Regional Vice President, Africa and Middle East, Kamil Alawadhi, in a paper he presented at the IATA Global Media Day, made available to the Aviation Metric, disclosed that African carriers face unit costs nearly double the global industry average ($140 per available tonne-kilometre vs. ~$70 globally).
Breaking it down, the IATA chief said jet fuel in Africa is typically 17% more expensive than the global average.
According to him, this is due to limited local refining capacity, supply chain inefficiencies, and a heavy reliance on imports. Fuel often accounts for up to 40% of an African airline’s operating expenses (vs. ~25% globally).
He reiterated that aircraft in Africa are, on average, five years older than the global average, hinting that older fleets require more frequent maintenance and consume more fuel.
He further stated that the lack of local Maintenance, Repair, and Overhaul (MRO) facilities forces airlines to source parts and services from overseas at a premium, while criticising many African governments for treating aviation as a “cash cow” rather than an economic enabler.
Airport and air navigation charges, he said, are roughly 10–12% higher than in other regions, adding that in some markets, taxes and fees can account for a large share of the ticket price.
He said, “For example, a $100 base fare might carry $60–$80 in additional statutory charges, making air travel a luxury for most of the population.”
One of the most unique and severe challenges in Africa, according to Alawadhi, is airlines’ inability to repatriate their earnings.
He stated that as of late 2025, Africa accounts for approximately 79% ($954 million) of the world’s total blocked airline funds.
“When governments restrict the conversion of local earnings into hard currency (like USD), airlines cannot pay for dollar-denominated expenses like aircraft leases, fuel, and insurance.
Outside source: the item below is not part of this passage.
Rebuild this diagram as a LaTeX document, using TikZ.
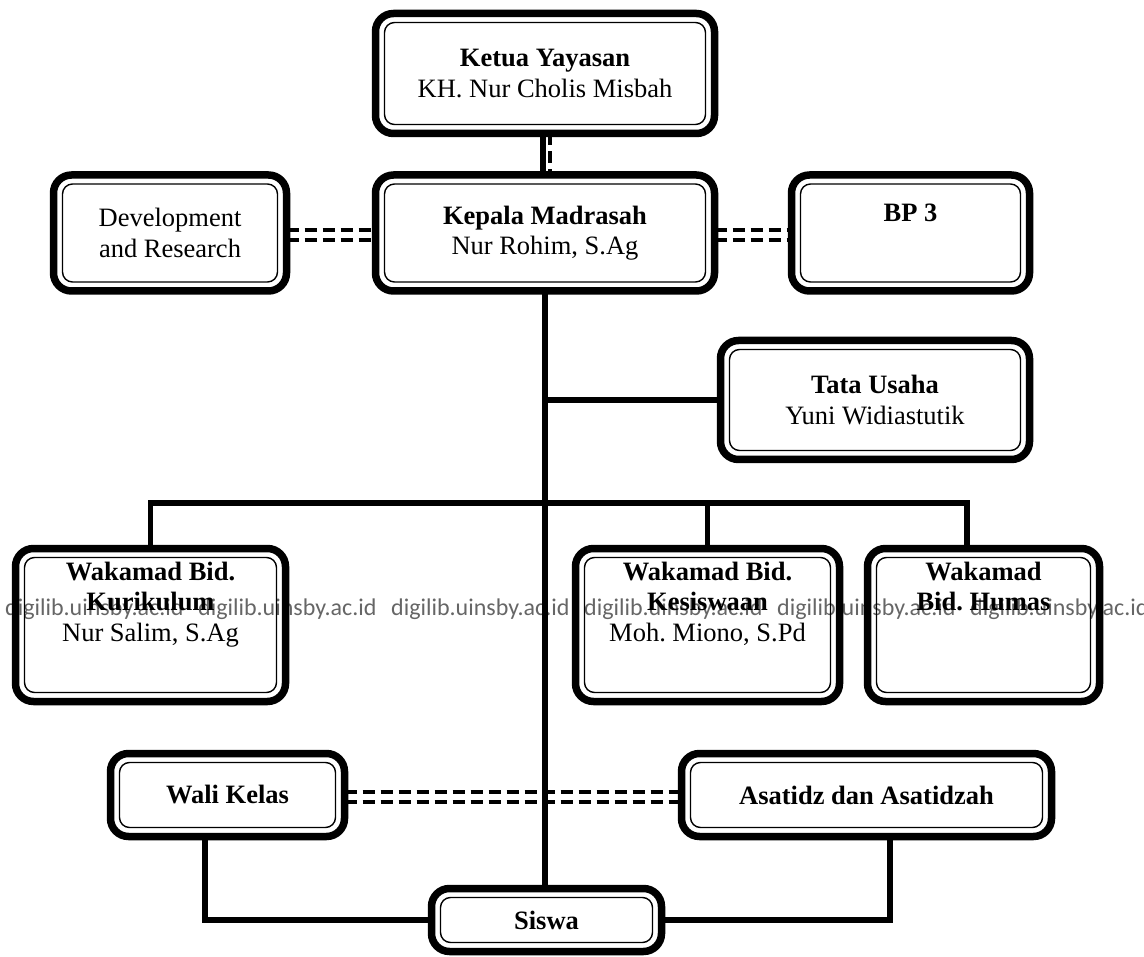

This creates massive cash flow risks and often forces airlines to reduce service to those countries.”
Other issues that have hindered the continent’s aviation industry include a fragmented market and protectionism.
Statistics show that only 19% of intra-African routes offer direct flights. Many passengers are forced to transit through Europe or the Middle East to reach another African city.
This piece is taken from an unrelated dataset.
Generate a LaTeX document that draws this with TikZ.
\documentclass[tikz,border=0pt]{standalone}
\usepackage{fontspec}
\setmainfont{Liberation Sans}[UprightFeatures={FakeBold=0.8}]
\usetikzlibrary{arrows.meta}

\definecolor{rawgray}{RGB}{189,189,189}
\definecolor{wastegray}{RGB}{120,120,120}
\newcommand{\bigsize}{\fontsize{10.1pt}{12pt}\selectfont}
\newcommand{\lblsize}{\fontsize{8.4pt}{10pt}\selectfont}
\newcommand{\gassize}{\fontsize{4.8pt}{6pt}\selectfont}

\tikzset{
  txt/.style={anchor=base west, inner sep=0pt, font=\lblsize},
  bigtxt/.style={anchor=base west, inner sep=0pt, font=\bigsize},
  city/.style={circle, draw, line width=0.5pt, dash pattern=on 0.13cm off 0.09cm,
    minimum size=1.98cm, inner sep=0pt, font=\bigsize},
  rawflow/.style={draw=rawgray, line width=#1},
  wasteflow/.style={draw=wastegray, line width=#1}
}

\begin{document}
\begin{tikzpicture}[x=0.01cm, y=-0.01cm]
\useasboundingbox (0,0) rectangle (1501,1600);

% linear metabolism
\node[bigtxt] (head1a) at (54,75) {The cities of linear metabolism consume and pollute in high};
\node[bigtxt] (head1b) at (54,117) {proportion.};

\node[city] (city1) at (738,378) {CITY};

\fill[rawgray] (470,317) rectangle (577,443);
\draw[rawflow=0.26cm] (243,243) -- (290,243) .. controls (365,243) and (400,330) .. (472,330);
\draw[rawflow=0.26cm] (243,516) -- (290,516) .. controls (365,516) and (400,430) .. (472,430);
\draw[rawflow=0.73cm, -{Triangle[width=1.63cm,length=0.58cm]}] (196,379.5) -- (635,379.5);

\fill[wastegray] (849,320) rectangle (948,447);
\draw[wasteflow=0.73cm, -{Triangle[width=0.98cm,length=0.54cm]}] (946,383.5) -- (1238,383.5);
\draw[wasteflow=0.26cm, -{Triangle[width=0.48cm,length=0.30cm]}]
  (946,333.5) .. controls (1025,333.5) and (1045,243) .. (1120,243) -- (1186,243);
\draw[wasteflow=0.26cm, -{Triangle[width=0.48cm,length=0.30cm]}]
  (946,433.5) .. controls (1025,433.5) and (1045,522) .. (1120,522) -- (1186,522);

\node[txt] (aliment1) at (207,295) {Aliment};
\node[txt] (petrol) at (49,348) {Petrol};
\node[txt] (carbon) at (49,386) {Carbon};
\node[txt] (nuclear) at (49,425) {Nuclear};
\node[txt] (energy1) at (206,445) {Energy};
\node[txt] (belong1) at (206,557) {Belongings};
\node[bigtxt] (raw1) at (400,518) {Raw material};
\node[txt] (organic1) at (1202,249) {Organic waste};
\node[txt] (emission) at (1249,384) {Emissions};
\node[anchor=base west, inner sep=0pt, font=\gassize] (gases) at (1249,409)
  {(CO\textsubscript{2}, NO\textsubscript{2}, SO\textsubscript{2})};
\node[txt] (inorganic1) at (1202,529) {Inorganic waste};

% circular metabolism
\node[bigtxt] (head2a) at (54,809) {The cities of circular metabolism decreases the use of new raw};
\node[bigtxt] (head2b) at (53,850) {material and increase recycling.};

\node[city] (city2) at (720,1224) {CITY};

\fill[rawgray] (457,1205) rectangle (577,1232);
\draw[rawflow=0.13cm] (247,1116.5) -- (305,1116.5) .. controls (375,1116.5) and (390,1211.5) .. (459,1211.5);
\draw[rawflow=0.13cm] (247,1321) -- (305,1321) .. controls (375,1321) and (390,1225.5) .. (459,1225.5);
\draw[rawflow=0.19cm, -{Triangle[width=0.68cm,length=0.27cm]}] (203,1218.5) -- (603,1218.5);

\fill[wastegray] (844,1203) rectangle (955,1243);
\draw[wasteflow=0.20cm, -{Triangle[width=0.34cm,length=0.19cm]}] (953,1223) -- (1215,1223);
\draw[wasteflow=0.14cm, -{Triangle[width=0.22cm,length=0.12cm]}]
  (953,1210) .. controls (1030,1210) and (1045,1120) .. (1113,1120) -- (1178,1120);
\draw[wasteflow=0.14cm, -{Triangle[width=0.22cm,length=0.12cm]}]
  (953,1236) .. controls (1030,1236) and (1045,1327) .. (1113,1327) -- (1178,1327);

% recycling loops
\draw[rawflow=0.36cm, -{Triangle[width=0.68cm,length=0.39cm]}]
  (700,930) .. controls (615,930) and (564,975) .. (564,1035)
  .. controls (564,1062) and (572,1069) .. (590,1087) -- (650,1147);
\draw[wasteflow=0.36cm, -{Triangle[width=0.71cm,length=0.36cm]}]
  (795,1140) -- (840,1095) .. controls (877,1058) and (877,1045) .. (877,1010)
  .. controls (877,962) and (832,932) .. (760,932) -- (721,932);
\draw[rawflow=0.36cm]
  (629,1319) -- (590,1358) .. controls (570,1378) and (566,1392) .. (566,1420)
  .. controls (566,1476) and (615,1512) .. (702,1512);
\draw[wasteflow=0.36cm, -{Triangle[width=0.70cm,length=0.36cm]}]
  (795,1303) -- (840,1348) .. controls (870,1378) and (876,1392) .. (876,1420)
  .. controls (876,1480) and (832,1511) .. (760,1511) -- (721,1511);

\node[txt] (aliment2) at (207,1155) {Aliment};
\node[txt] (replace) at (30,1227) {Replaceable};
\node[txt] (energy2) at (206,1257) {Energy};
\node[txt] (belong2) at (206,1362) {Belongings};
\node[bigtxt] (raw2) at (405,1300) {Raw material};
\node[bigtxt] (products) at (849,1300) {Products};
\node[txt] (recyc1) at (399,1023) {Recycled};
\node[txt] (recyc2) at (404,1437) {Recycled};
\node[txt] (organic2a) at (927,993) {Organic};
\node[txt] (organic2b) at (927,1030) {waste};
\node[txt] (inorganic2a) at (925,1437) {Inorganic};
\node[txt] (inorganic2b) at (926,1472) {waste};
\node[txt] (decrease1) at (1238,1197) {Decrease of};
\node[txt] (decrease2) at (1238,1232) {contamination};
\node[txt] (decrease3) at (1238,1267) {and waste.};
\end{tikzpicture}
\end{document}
Most African airlines are small and lack the economies of scale enjoyed by global giants. Protectionist policies and restrictive bilateral agreements prevent the level of competition that would naturally drive down prices.
Meanwhile, IATA presented its outlook for Africa as part of its 2026 global industry forecast at its Africa media roundtable.
While Africa is expected to outpace global traffic growth next year, the region continues to face some of the world’s most demanding operating conditions, resulting in the smallest share of global industry profits and fragile margins.
IATA forecasts global air travel growth of 4.9% in 2026, slightly below the 5.2% expected in 2025.
Africa is projected to exceed the global average with 6.0% growth in 2026. International cargo demand will grow 2.6% in 2026, while Africa’s development will be slightly lower at 2%.
Despite above-average demand, the financial outlook remains challenging. Of the $41 billion in global net profit forecast for 2026 (3.9% margin), African carriers are expected to generate just $200 million profit, representing a 1.3% margin—the lowest of all regions. This equates to $1.3 in profit per passenger, compared to a global average of $7.9.